* **PROBLEM DESCRIPTION**: Find the lines of data that contain the string "with", then list them.
--- Start ---
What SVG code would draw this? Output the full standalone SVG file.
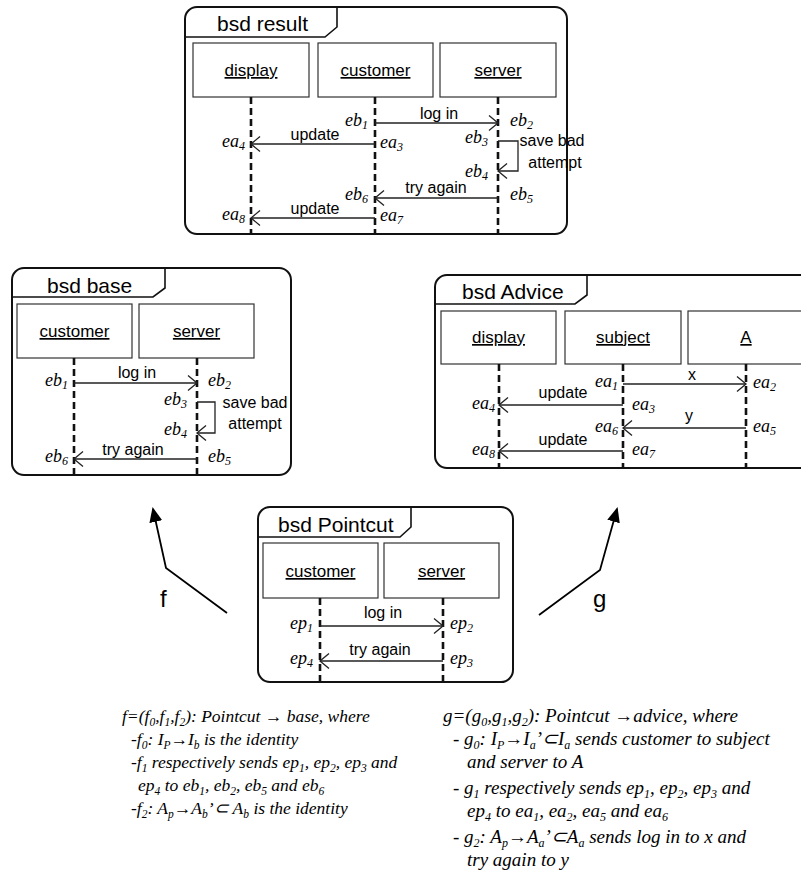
<svg xmlns="http://www.w3.org/2000/svg" width="801" height="885" viewBox="0 0 801 885">
<style>
.frame{fill:#fff;stroke:#111;stroke-width:2}
.tab{fill:none;stroke:#111;stroke-width:1.6}
.title{font-family:"Liberation Sans",Arial,sans-serif;font-size:21px;fill:#000}
.box{fill:#fff;stroke:#333;stroke-width:1.2}
.bl{font-family:"Liberation Sans",Arial,sans-serif;font-size:17px;fill:#000;text-anchor:middle;text-decoration:underline}
.life{stroke:#111;stroke-width:2.6;stroke-dasharray:7,4;fill:none}
.msg{stroke:#222;stroke-width:1.3;fill:none;marker-end:url(#op)}
.ml{font-family:"Liberation Sans",Arial,sans-serif;font-size:16px;fill:#000;text-anchor:middle}
.ev{font-family:"Liberation Serif","Times New Roman",serif;font-style:italic;font-size:18px;fill:#000}
.s{font-size:12px}
.map{stroke:#000;stroke-width:1.8;fill:none;marker-end:url(#fa)}
.big{font-family:"Liberation Sans",Arial,sans-serif;font-size:24px;fill:#000}
.tx{font-family:"Liberation Serif","Times New Roman",serif;font-style:italic;font-size:17.5px;fill:#000}
.tg{font-family:"Liberation Serif","Times New Roman",serif;font-style:italic;font-size:19px;fill:#000}
.ts{font-size:11.5px}
.tgs{font-size:12px}
</style>
<defs>
<marker id="op" markerWidth="12" markerHeight="16" refX="10" refY="8" orient="auto" markerUnits="userSpaceOnUse"><path d="M1,0.5 L10,8 L1,15.5" fill="none" stroke="#222" stroke-width="1.3"/></marker>
<marker id="fa" markerWidth="15" markerHeight="13" refX="13" refY="6.5" orient="auto" markerUnits="userSpaceOnUse"><path d="M0,0 L15,6.5 L0,13 z" fill="#000"/></marker>
</defs>
<rect width="801" height="885" fill="#fff"/>

<g id="bsd-result">
<rect class="frame" x="185" y="7" width="382" height="227" rx="12"/>
<path class="tab" d="M185,37 H325 L337,27 V7"/>
<text class="title" x="217" y="31">bsd result</text>
<rect class="box" x="193" y="43" width="116" height="54"/>
<rect class="box" x="318" y="43" width="115" height="54"/>
<rect class="box" x="440" y="43" width="116" height="54"/>
<text class="bl" x="251" y="76">display</text>
<text class="bl" x="375.5" y="76">customer</text>
<text class="bl" x="498" y="76">server</text>
<line class="life" x1="251" y1="97" x2="251" y2="234"/>
<line class="life" x1="375" y1="97" x2="375" y2="234"/>
<line class="life" x1="498" y1="97" x2="498" y2="234"/>
<line class="msg" x1="375" y1="123" x2="498" y2="123"/>
<text class="ml" x="439" y="119">log in</text>
<line class="msg" x1="375" y1="144" x2="251" y2="144"/>
<text class="ml" x="315" y="140">update</text>
<polyline class="msg" points="498,141 518,141 518,171 498,171"/>
<text class="ml" x="552" y="146">save bad</text>
<text class="ml" x="555" y="168">attempt</text>
<line class="msg" x1="498" y1="198" x2="375" y2="198"/>
<text class="ml" x="436" y="193">try again</text>
<line class="msg" x1="375" y1="218" x2="251" y2="218"/>
<text class="ml" x="315" y="214">update</text>
<text class="ev" x="368" y="126" text-anchor="end">eb<tspan class="s" dy="3">1</tspan></text>
<text class="ev" x="510" y="126">eb<tspan class="s" dy="3">2</tspan></text>
<text class="ev" x="245" y="147" text-anchor="end">ea<tspan class="s" dy="3">4</tspan></text>
<text class="ev" x="380" y="148">ea<tspan class="s" dy="3">3</tspan></text>
<text class="ev" x="488" y="143" text-anchor="end">eb<tspan class="s" dy="3">3</tspan></text>
<text class="ev" x="488" y="177" text-anchor="end">eb<tspan class="s" dy="3">4</tspan></text>
<text class="ev" x="368" y="200" text-anchor="end">eb<tspan class="s" dy="3">6</tspan></text>
<text class="ev" x="510" y="200">eb<tspan class="s" dy="3">5</tspan></text>
<text class="ev" x="245" y="220" text-anchor="end">ea<tspan class="s" dy="3">8</tspan></text>
<text class="ev" x="380" y="221">ea<tspan class="s" dy="3">7</tspan></text>
</g>

<g id="bsd-base">
<rect class="frame" x="12" y="268" width="279" height="207" rx="12"/>
<path class="tab" d="M12,297 H153 L165,288 V268"/>
<text class="title" x="47" y="293">bsd base</text>
<rect class="box" x="17" y="304" width="115" height="54"/>
<rect class="box" x="139" y="304" width="115" height="54"/>
<text class="bl" x="74.5" y="337">customer</text>
<text class="bl" x="196.5" y="337">server</text>
<line class="life" x1="74" y1="358" x2="74" y2="475"/>
<line class="life" x1="197" y1="358" x2="197" y2="475"/>
<line class="msg" x1="74" y1="383" x2="197" y2="383"/>
<text class="ml" x="137" y="378">log in</text>
<polyline class="msg" points="197,402 215,402 215,433 197,433"/>
<text class="ml" x="255" y="408">save bad</text>
<text class="ml" x="255" y="429">attempt</text>
<line class="msg" x1="197" y1="459" x2="74" y2="459"/>
<text class="ml" x="133" y="455">try again</text>
<text class="ev" x="68" y="386" text-anchor="end">eb<tspan class="s" dy="3">1</tspan></text>
<text class="ev" x="208" y="386">eb<tspan class="s" dy="3">2</tspan></text>
<text class="ev" x="187" y="405" text-anchor="end">eb<tspan class="s" dy="3">3</tspan></text>
<text class="ev" x="187" y="435" text-anchor="end">eb<tspan class="s" dy="3">4</tspan></text>
<text class="ev" x="68" y="462" text-anchor="end">eb<tspan class="s" dy="3">6</tspan></text>
<text class="ev" x="208" y="462">eb<tspan class="s" dy="3">5</tspan></text>
</g>

<g id="bsd-advice">
<rect class="frame" x="435" y="275" width="380" height="193" rx="12"/>
<path class="tab" d="M435,304 H575 L587,295 V275"/>
<text class="title" x="462" y="299">bsd Advice</text>
<rect class="box" x="441" y="311" width="115" height="53"/>
<rect class="box" x="565" y="311" width="116" height="53"/>
<rect class="box" x="688" y="311" width="130" height="53"/>
<text class="bl" x="498.5" y="343">display</text>
<text class="bl" x="623" y="343">subject</text>
<text class="bl" x="746" y="343">A</text>
<line class="life" x1="499" y1="364" x2="499" y2="468"/>
<line class="life" x1="623" y1="364" x2="623" y2="468"/>
<line class="life" x1="746" y1="364" x2="746" y2="468"/>
<line class="msg" x1="623" y1="384" x2="746" y2="384"/>
<text class="ml" x="692" y="380">x</text>
<line class="msg" x1="623" y1="405" x2="499" y2="405"/>
<text class="ml" x="563" y="398">update</text>
<line class="msg" x1="746" y1="428" x2="623" y2="428"/>
<text class="ml" x="689" y="421">y</text>
<line class="msg" x1="623" y1="451" x2="499" y2="451"/>
<text class="ml" x="563" y="445">update</text>
<text class="ev" x="618" y="387" text-anchor="end">ea<tspan class="s" dy="3">1</tspan></text>
<text class="ev" x="753" y="388">ea<tspan class="s" dy="3">2</tspan></text>
<text class="ev" x="495" y="409" text-anchor="end">ea<tspan class="s" dy="3">4</tspan></text>
<text class="ev" x="632" y="410">ea<tspan class="s" dy="3">3</tspan></text>
<text class="ev" x="618" y="432" text-anchor="end">ea<tspan class="s" dy="3">6</tspan></text>
<text class="ev" x="753" y="432">ea<tspan class="s" dy="3">5</tspan></text>
<text class="ev" x="495" y="455" text-anchor="end">ea<tspan class="s" dy="3">8</tspan></text>
<text class="ev" x="632" y="455">ea<tspan class="s" dy="3">7</tspan></text>
</g>

<g id="bsd-pointcut">
<rect class="frame" x="258" y="507" width="255" height="175" rx="12"/>
<path class="tab" d="M258,537 H400 L411,527 V507"/>
<text class="title" x="278" y="532">bsd Pointcut</text>
<rect class="box" x="263" y="543" width="115" height="55"/>
<rect class="box" x="384" y="543" width="115" height="55"/>
<text class="bl" x="320.5" y="577">customer</text>
<text class="bl" x="441.5" y="577">server</text>
<line class="life" x1="320" y1="598" x2="320" y2="682"/>
<line class="life" x1="443" y1="598" x2="443" y2="682"/>
<line class="msg" x1="320" y1="626" x2="443" y2="626"/>
<text class="ml" x="383" y="618">log in</text>
<line class="msg" x1="443" y1="661" x2="320" y2="661"/>
<text class="ml" x="380" y="655">try again</text>
<text class="ev" x="313" y="629" text-anchor="end">ep<tspan class="s" dy="3">1</tspan></text>
<text class="ev" x="450" y="629">ep<tspan class="s" dy="3">2</tspan></text>
<text class="ev" x="313" y="664" text-anchor="end">ep<tspan class="s" dy="3">4</tspan></text>
<text class="ev" x="450" y="664">ep<tspan class="s" dy="3">3</tspan></text>
</g>

<g id="connectors">
<path id="f-map" class="map" d="M227,613 L166,568 L153,509"/>
<text class="big" x="160" y="607">f</text>
<path id="g-map" class="map" d="M539,615 L600,570 L617,509"/>
<text class="big" x="593" y="607">g</text>
</g>

<g id="text-f">
<text class="tx" x="122" y="722">f=(f<tspan class="ts" dy="4">0</tspan><tspan dy="-4">,f</tspan><tspan class="ts" dy="4">1</tspan><tspan dy="-4">,f</tspan><tspan class="ts" dy="4">2</tspan><tspan dy="-4">): Pointcut → base, where</tspan></text>
<text class="tx" x="131" y="745">-f<tspan class="ts" dy="4">0</tspan><tspan dy="-4">: I</tspan><tspan class="ts" dy="4">P</tspan><tspan dy="-4">→I</tspan><tspan class="ts" dy="4">b</tspan><tspan dy="-4"> is the identity</tspan></text>
<text class="tx" x="131" y="768">-f<tspan class="ts" dy="4">1</tspan><tspan dy="-4"> respectively sends ep</tspan><tspan class="ts" dy="4">1</tspan><tspan dy="-4">, ep</tspan><tspan class="ts" dy="4">2</tspan><tspan dy="-4">, ep</tspan><tspan class="ts" dy="4">3</tspan><tspan dy="-4"> and</tspan></text>
<text class="tx" x="138" y="791">ep<tspan class="ts" dy="4">4</tspan><tspan dy="-4"> to eb</tspan><tspan class="ts" dy="4">1</tspan><tspan dy="-4">, eb</tspan><tspan class="ts" dy="4">2</tspan><tspan dy="-4">, eb</tspan><tspan class="ts" dy="4">5</tspan><tspan dy="-4"> and eb</tspan><tspan class="ts" dy="4">6</tspan></text>
<text class="tx" x="131" y="814">-f<tspan class="ts" dy="4">2</tspan><tspan dy="-4">: A</tspan><tspan class="ts" dy="4">p</tspan><tspan dy="-4">→A</tspan><tspan class="ts" dy="4">b</tspan><tspan dy="-4">’⊂ A</tspan><tspan class="ts" dy="4">b</tspan><tspan dy="-4">  is the identity</tspan></text>
</g>

<g id="text-g">
<text class="tg" x="443" y="722">g=(g<tspan class="tgs" dy="4">0</tspan><tspan dy="-4">,g</tspan><tspan class="tgs" dy="4">1</tspan><tspan dy="-4">,g</tspan><tspan class="tgs" dy="4">2</tspan><tspan dy="-4">): Pointcut →advice, where</tspan></text>
<text class="tg" x="453" y="745">- g<tspan class="tgs" dy="4">0</tspan><tspan dy="-4">: I</tspan><tspan class="tgs" dy="4">P</tspan><tspan dy="-4">→I</tspan><tspan class="tgs" dy="4">a</tspan><tspan dy="-4">’⊂I</tspan><tspan class="tgs" dy="4">a</tspan><tspan dy="-4">  sends customer to subject</tspan></text>
<text class="tg" x="467" y="768">and server to A</text>
<text class="tg" x="453" y="794">- g<tspan class="tgs" dy="4">1</tspan><tspan dy="-4"> respectively sends ep</tspan><tspan class="tgs" dy="4">1</tspan><tspan dy="-4">, ep</tspan><tspan class="tgs" dy="4">2</tspan><tspan dy="-4">, ep</tspan><tspan class="tgs" dy="4">3</tspan><tspan dy="-4"> and</tspan></text>
<text class="tg" x="467" y="817">ep<tspan class="tgs" dy="4">4</tspan><tspan dy="-4"> to ea</tspan><tspan class="tgs" dy="4">1</tspan><tspan dy="-4">, ea</tspan><tspan class="tgs" dy="4">2</tspan><tspan dy="-4">, ea</tspan><tspan class="tgs" dy="4">5</tspan><tspan dy="-4"> and ea</tspan><tspan class="tgs" dy="4">6</tspan></text>
<text class="tg" x="453" y="843">- g<tspan class="tgs" dy="4">2</tspan><tspan dy="-4">: A</tspan><tspan class="tgs" dy="4">p</tspan><tspan dy="-4">→A</tspan><tspan class="tgs" dy="4">a</tspan><tspan dy="-4">’⊂A</tspan><tspan class="tgs" dy="4">a</tspan><tspan dy="-4">  sends log in to x and</tspan></text>
<text class="tg" x="467" y="866">try again to y</text>
</g>
</svg>
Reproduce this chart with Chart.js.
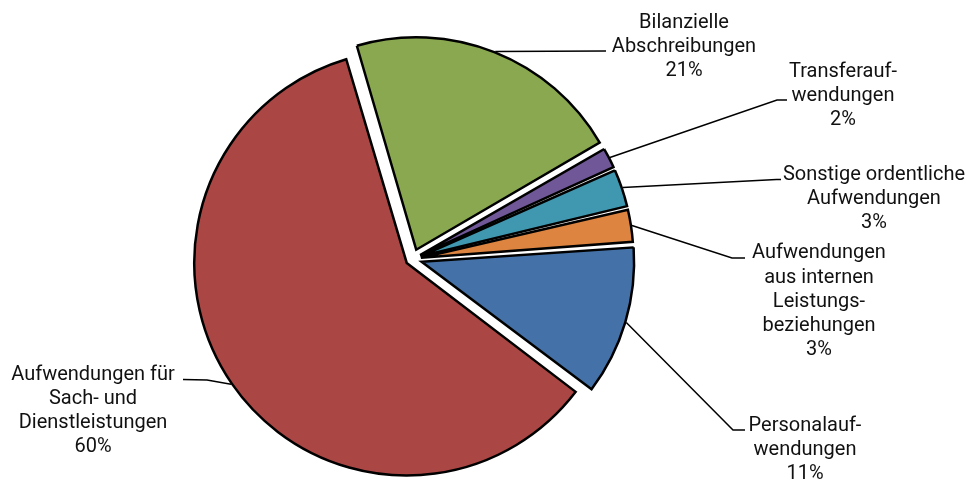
<!DOCTYPE html>
<html><head><meta charset="utf-8">
<script src="https://cdn.jsdelivr.net/npm/chart.js@4"></script>
<style>html,body{margin:0;padding:0;background:#fff;} #c{display:block;}</style>
</head><body>
<canvas id="c" width="969" height="480"></canvas>
<script>
// ---- data ----
const categories = ["Personalaufwendungen", "Aufwendungen für Sach- und Dienstleistungen", "Bilanzielle Abschreibungen", "Transferaufwendungen", "Sonstige ordentliche Aufwendungen", "Aufwendungen aus internen Leistungsbeziehungen"];
const labelLines = [["Personalauf-","wendungen"],["Aufwendungen für","Sach- und","Dienstleistungen"],["Bilanzielle","Abschreibungen"],["Transferauf-","wendungen"],["Sonstige ordentliche","Aufwendungen"],["Aufwendungen","aus internen","Leistungs-","beziehungen"]];
const shares = [11.4, 60.2, 21.1, 1.7, 3.0, 2.6];

// ---- style / layout ----
const colors = ['#4472A8','#AA4745','#8AA850','#705898','#4098B0','#DC8440'];
const explode = [38, 28, 40, 34, 34, 34];
const OUTER = 212.5;
const FONT = '20px Roboto';
const LH = 24.2;
const labelLayout = [
  {cx:805, y:431, elbow:[733,430], end:[745,430]},
  {cx:93, y:379.5, elbow:[207,380], end:[183,379.5]},
  {cx:684, y:27.5, elbow:null, end:[606,51]},
  {cx:843, y:77, elbow:[777,100], end:[787,100]},
  {cx:874, y:180, elbow:[776.5,179.5], end:[781,179.5]},
  {cx:819, y:258.3, elbow:[732,258], end:[745,258]}
];

const evenRadius = {
  id:'evenRadius',
  afterDatasetsUpdate(chart){
    chart.getDatasetMeta(0).data.forEach(arc=>{
      const off = (arc.options.offset||0)/4;
      const fix = 1 - Math.sin(Math.min(Math.PI, arc.circumference));
      arc.outerRadius = OUTER - off*fix;
    });
  }
};

const leaders = {
  id:'leaders',
  afterDraw(chart){
    const ctx = chart.ctx;
    const arcs = chart.getDatasetMeta(0).data;
    const total = shares.reduce((a,b)=>a+b,0);
    ctx.save();
    arcs.forEach((arc,i)=>{
      const mid = (arc.startAngle+arc.endAngle)/2;
      const off = (arc.options.offset||0)/4;
      const cx = arc.x + Math.cos(mid)*off, cy = arc.y + Math.sin(mid)*off;
      const sx = cx + Math.cos(mid)*(OUTER+1), sy = cy + Math.sin(mid)*(OUTER+1);
      const L = labelLayout[i];
      ctx.beginPath(); ctx.moveTo(sx,sy);
      if (L.elbow) ctx.lineTo(L.elbow[0], L.elbow[1]);
      ctx.lineTo(L.end[0], L.end[1]);
      ctx.strokeStyle='#000'; ctx.lineWidth=1.5; ctx.stroke();
      const lines = labelLines[i].concat([Math.round(shares[i]/total*100)+'%']);
      ctx.fillStyle='#111'; ctx.font = FONT; ctx.textAlign='center'; ctx.textBaseline='alphabetic';
      lines.forEach((t,k)=>ctx.fillText(t, L.cx, L.y + k*LH));
    });
    ctx.restore();
  }
};

new Chart(document.getElementById('c'), {
  type:'pie',
  data:{labels:categories, datasets:[{data:shares, backgroundColor:colors, borderColor:'#000', borderWidth:2.5, borderJoinStyle:'miter', offset:explode, hoverOffset:0}]},
  options:{
    responsive:false, devicePixelRatio:1, animation:false, events:[],
    rotation:86, radius:OUTER,
    layout:{padding:{left:0,right:144,top:38,bottom:0}},
    plugins:{legend:{display:false}, tooltip:{enabled:false}}
  },
  plugins:[evenRadius, leaders]
});
</script>
</body></html>
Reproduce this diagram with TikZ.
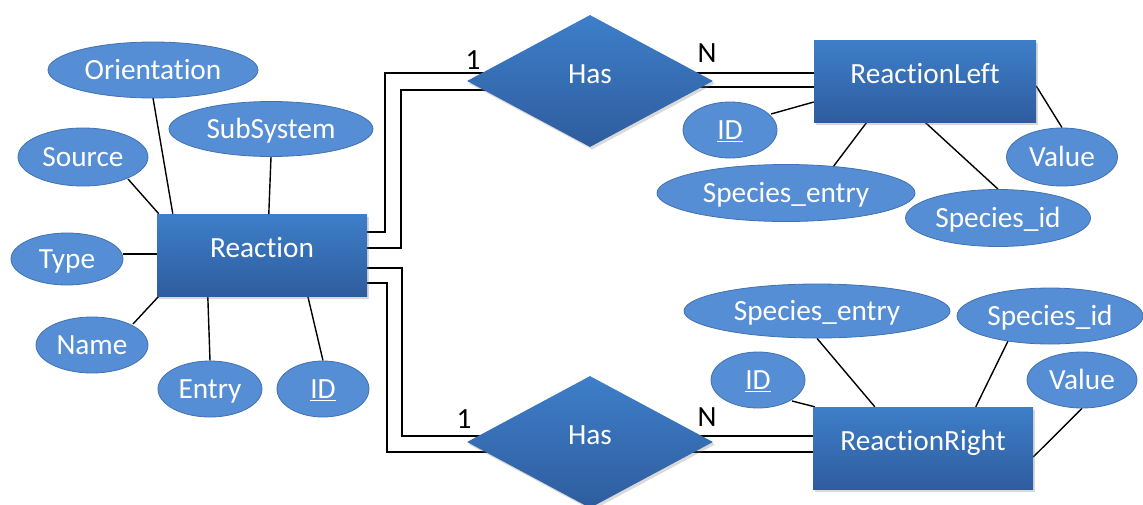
\documentclass[tikz,border=0pt]{standalone}
\usepackage{fontspec}
\setmainfont{Carlito}[Ligatures=NoCommon]
\usetikzlibrary{shapes.geometric,shadows,backgrounds,calc}
\definecolor{enttop}{RGB}{62,126,201}
\definecolor{entbot}{RGB}{46,93,158}
\definecolor{attfill}{RGB}{85,142,213}
\definecolor{attline}{RGB}{65,113,176}
\tikzset{
  txt/.style={font=\fontsize{29.3pt}{33pt}\selectfont},
  entity/.style={txt, rectangle, inner sep=0pt, text=white,
    top color=enttop, bottom color=entbot, draw=none,
    text height=18.8pt, text depth=14.8pt,
    drop shadow={shadow xshift=2pt, shadow yshift=-2.5pt, opacity=0.3}},
  rel/.style={entity, diamond, minimum width=246pt, minimum height=132pt},
  attr/.style={txt, ellipse, inner sep=0pt, text=white, fill=attfill,
    draw=attline, line width=0.8pt, text height=18.8pt, text depth=0pt},
  card/.style={txt, inner sep=0pt, text=black, text height=18.8pt, text depth=0pt},
  conn/.style={draw=black, line width=1.4pt},
}
\begin{document}
\begin{tikzpicture}[x=1pt,y=-1pt]
\useasboundingbox (0,0) rectangle (1143,504);
% entities
\node[entity, minimum width=210pt, minimum height=82pt] (reaction) at (262,255) {Reaction};
\node[entity, minimum width=222pt, minimum height=82pt] (rleft) at (925,81) {ReactionLeft};
\node[entity, minimum width=220pt, minimum height=82pt] (rright) at (923,448) {ReactionRight};
% relationships
\node[rel] (has1) at (590,81) {Has};
\node[rel] (has2) at (590,442) {Has};
% Reaction attributes
\node[attr, minimum width=210pt, minimum height=56pt] (orient) at (153,70) {Orientation};
\node[attr, minimum width=204pt, minimum height=55pt] (sub) at (271,129) {SubSystem};
\node[attr, minimum width=130pt, minimum height=58pt] (source) at (83,157) {Source};
\node[attr, minimum width=112pt, minimum height=52pt] (type) at (67,259) {Type};
\node[attr, minimum width=112pt, minimum height=56pt] (name) at (92,345) {Name};
\node[attr, minimum width=104pt, minimum height=56pt] (entry) at (210,389) {Entry};
\node[attr, minimum width=92pt, minimum height=56pt] (rid) at (323,389) {\underline{ID}};
% ReactionLeft attributes
\node[attr, minimum width=94pt, minimum height=56pt] (lid) at (730,130) {\underline{ID}};
\node[attr, minimum width=258pt, minimum height=57pt] (lse) at (786,193) {Species\_entry};
\node[attr, minimum width=185pt, minimum height=57pt] (lsi) at (998,218) {Species\_id};
\node[attr, minimum width=111pt, minimum height=58pt] (lv) at (1062,157) {Value};
% ReactionRight attributes
\node[attr, minimum width=266pt, minimum height=54pt] (rse) at (817,311) {Species\_entry};
\node[attr, minimum width=186pt, minimum height=56pt] (rsi) at (1050,316) {Species\_id};
\node[attr, minimum width=94pt, minimum height=56pt] (rrid) at (758,380) {\underline{ID}};
\node[attr, minimum width=110pt, minimum height=56pt] (rv) at (1082,380) {Value};
% cardinalities
\node[card] (c1a) at (473,60) {1};
\node[card] (cna) at (707,53) {N};
\node[card] (c1b) at (464,419) {1};
\node[card] (cnb) at (707,417) {N};
\begin{pgfonlayer}{background}
% double connectors, top
\draw[conn] ($(reaction.east)+(0,-23)$) -| ($(has1.center)+(-205,-8)$) -- ($(has1.center)+(0,-8)$);
\draw[conn] ($(reaction.east)+(0,-7)$) -| ($(has1.center)+(-189,9)$) -- ($(has1.center)+(0,9)$);
\draw[conn] ($(has1.center)+(0,-8)$) -- ($(rleft.west)+(0,-8)$);
\draw[conn] ($(has1.center)+(0,6)$) -- ($(rleft.west)+(0,6)$);
% double connectors, bottom
\draw[conn] ($(reaction.east)+(0,13)$) -| ($(has2.center)+(-188,-6)$) -- ($(has2.center)+(0,-6)$);
\draw[conn] ($(reaction.east)+(0,28)$) -| ($(has2.center)+(-203,10)$) -- ($(has2.center)+(0,10)$);
\draw[conn] ($(has2.center)+(0,-6)$) -- ($(rright.west)+(0,-12)$);
\draw[conn] ($(has2.center)+(0,10)$) -- ($(rright.west)+(0,4)$);
% Reaction attributes
\draw[conn] ($(orient.center)+(0,28)$) -- ($(reaction.north west)+(16,0)$);
\draw[conn] (sub.south) -- ($(reaction.north west)+(112,0)$);
\draw[conn] ($(source.center)+(45,22)$) -- ($(reaction.north west)+(2,0)$);
\draw[conn] ($(type.center)+(56,-5)$) -- ($(reaction.west)+(0,-1)$);
\draw[conn] ($(name.center)+(41,-21)$) -- ($(reaction.south west)+(2,0)$);
\draw[conn] (entry.north) -- ($(reaction.south west)+(51,0)$);
\draw[conn] (rid.north) -- ($(reaction.south west)+(151,0)$);
% ReactionLeft attributes
\draw[conn] ($(lid.center)+(41,-16)$) -- ($(rleft.west)+(0,21)$);
\draw[conn] ($(lse.center)+(47,-26)$) -- ($(rleft.south west)+(53,0)$);
\draw[conn] (lsi.north) -- (rleft.south);
\draw[conn] (lv.north) -- ($(rleft.east)+(0,5)$);
% ReactionRight attributes
\draw[conn] (rse.south) -- ($(rright.north west)+(62,0)$);
\draw[conn] ($(rsi.center)+(-42,25)$) -- ($(rright.north west)+(163,0)$);
\draw[conn] ($(rrid.center)+(34,21)$) -- ($(rright.north west)+(2,0)$);
\draw[conn] (rv.south) -- ($(rright.east)+(0,9)$);
\end{pgfonlayer}
\end{tikzpicture}
\end{document}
--- End ---
* **RESPONSE**:
Reproduce this chart with Chart.js.
Reproduce this diagram with TikZ.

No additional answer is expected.